Guarda: Que que cê tá fazendo? Cara maluco…
Franci: Fidípides!…
Diabete: … Francilene!…
Franci: … Eu te amo!…
Diabete: … Mais do que ontem!…
Franci: … E menos do que amanhã!…
ELES SE BEIJAM CINEMATOGRAFICAMENTE.
Diabete: E agora, Francilene, a gente vai e trepa!…
Franci: Agora não… não estou a fim.
Hepatite: Esta peça é séria! Tem até mensagem! Se a gente fracassar, a platéia nunca vai entender a mensagem!
Mulher: Teatro é diversão, ô mentecapto!
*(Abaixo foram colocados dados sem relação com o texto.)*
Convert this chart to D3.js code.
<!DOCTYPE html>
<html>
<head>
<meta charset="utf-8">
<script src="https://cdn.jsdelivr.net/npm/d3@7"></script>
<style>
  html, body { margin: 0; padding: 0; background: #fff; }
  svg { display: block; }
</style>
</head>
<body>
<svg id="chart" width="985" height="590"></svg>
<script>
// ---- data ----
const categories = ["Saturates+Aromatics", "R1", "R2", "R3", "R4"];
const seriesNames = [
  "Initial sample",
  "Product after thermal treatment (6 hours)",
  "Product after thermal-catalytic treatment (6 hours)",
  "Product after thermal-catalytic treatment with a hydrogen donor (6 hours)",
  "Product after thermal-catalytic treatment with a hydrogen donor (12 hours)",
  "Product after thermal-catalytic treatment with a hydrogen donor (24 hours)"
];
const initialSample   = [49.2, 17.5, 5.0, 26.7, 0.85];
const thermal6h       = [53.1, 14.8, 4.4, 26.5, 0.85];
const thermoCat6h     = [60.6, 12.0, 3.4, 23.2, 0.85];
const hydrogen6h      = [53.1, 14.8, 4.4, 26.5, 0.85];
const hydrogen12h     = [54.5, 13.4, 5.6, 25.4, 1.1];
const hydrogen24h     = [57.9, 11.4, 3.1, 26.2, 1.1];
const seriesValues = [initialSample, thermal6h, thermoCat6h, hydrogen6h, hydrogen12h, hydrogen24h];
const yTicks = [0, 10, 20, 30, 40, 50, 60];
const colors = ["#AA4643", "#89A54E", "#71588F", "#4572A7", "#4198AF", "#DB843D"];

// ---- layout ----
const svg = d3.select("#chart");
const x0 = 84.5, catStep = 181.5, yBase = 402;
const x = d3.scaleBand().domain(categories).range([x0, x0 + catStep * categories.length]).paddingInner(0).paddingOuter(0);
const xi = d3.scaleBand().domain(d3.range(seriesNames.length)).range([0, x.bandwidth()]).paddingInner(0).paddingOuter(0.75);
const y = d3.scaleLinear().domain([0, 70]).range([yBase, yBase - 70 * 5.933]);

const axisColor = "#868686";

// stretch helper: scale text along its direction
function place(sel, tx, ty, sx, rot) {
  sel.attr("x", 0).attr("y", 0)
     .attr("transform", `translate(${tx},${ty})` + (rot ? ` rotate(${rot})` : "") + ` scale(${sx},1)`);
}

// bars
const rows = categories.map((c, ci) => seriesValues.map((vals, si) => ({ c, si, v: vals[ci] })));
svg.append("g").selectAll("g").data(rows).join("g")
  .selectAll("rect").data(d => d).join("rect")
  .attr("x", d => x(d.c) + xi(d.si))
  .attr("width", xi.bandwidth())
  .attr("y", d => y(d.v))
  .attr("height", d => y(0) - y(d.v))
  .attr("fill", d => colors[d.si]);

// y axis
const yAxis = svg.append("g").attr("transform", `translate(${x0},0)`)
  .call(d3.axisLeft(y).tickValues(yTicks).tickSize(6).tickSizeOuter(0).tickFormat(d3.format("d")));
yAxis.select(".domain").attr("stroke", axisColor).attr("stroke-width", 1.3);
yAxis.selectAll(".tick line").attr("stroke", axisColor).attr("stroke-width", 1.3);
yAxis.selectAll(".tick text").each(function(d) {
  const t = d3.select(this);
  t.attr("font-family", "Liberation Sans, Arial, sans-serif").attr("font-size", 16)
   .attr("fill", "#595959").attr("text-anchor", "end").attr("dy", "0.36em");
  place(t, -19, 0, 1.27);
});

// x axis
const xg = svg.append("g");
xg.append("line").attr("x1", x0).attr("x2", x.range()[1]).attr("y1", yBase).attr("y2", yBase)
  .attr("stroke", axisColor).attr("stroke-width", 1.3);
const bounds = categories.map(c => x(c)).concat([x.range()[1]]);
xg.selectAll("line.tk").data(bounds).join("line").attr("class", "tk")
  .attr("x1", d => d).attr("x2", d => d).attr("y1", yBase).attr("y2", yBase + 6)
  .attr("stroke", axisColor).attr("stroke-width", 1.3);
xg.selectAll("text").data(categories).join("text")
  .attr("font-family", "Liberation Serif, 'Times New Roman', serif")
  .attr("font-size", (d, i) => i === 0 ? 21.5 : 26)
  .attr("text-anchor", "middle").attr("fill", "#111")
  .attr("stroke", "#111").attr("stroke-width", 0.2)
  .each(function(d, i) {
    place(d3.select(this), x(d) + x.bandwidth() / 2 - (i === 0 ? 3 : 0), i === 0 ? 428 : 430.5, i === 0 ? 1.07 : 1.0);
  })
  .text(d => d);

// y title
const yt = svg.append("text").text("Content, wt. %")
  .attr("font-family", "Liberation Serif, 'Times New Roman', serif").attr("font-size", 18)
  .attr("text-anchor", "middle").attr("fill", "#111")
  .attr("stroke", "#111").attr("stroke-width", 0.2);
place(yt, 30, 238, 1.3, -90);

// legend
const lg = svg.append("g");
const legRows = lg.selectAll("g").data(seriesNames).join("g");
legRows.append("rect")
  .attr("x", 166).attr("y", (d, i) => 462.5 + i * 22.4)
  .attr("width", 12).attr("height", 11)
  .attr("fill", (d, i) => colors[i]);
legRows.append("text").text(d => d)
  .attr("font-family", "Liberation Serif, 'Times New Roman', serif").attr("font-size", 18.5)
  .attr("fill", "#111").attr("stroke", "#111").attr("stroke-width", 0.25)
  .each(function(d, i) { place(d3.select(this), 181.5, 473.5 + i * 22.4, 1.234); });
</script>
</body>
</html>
Quem gosta de mensagem é carteiro.
Carteiro: (ENTRA DE BICICLETA) Carteiro! Carteiro! Mensagem para a platéia! É a mensagem do autor!
Diabete: Quem é esse cara?
O CARTEIRO DESCE DA BICICLETA E LÊ O TELEGRAMA.
Carteiro: “Deus morreu. PT. Cada um por si. PT.” Assinado: Funerária Valparaiso.
Diabete: Pronto, tudo é possível. Agora o herói sou eu e está acabado!
Franci: Virgem, que eu acho que vou gozar! Aaaa-go–o-ora!
Carteiro: (CONTINUA LENDO) “Destarte, Francilene Mesquita está autorizada a ter o seu respectivo orgasmo. PT. Mas só se ela assim livremente arbitrar. PT”.
O CARTEIRO AGARRA A FRANCILENE.
Franci: Pára! Pára!… PT! PT!
O CARTEIRO SOLTA-A. ENTRA UM GALÃ.
Cristi: Simone! Simone! Sou eu, o Cristiano, da novela “Selva de Pedra”.
Hepatite: Era uma vez a realidade…
GRANDE OTELO CORRE ATRÁS DE BLANCHE DUBOIS. NA PLATÉIA, UM HOMEM SE LEVANTA.
Homem: Já que agora tudo pode, eu vou é mandar meu emprego pras picas! Estou de saco cheio de tirar cuticula de pé de madame. Fechei, fechei a minha bancada!
ELE AGARRA UMA MULHER NA PLATÉIA. RASGA–LHE A BLUSA, E CORRE ATRÁS DELA PELAS COXIAS – PARA ISSO, PODE–SE USAR A LANTERNINHA.
Hepatite: A minha peça…
OS PERSONAGENS ABANDONARAM O PALCO, DEIXANDO APENAS OS DOIS PERSONAGENS DO INÍCIO, O ESCRITOR E O ATOR, HEPATITE E DIABETE. Hepatite:A minha peça…
Diabete: Até que tava boa. Só precisava de um final.
Hepatite: Mas o que que ela queria dizer?
Diabete: Nada… absolutamente nada…
Hepatite: O quê?
Diabete: Besteira. Vazia.
Hepatite: É o fim.
Diabete: Claro. A gente não está discutindo o fim?
Hepatite: Estamos sempre discutindo o fim.
Diabete: É porque não dá pé.
Hepatite: Admito que esteja pouco satisfatório.
Diabete: Pouco satisfatório? Um cocô!
A LUZ COMEÇA A CAIR EM RESISTÊNCIA.
Diabete: O negócio é começar a peça pelo fim. Imagina um final bem forte e depois escreve de trás pra frente.
Hepatite: Já tentei isso… Acabei com uma peça sem começo.
Diabete: É um absurdo!
Hepatite: Absurdo? O que que é absurdo?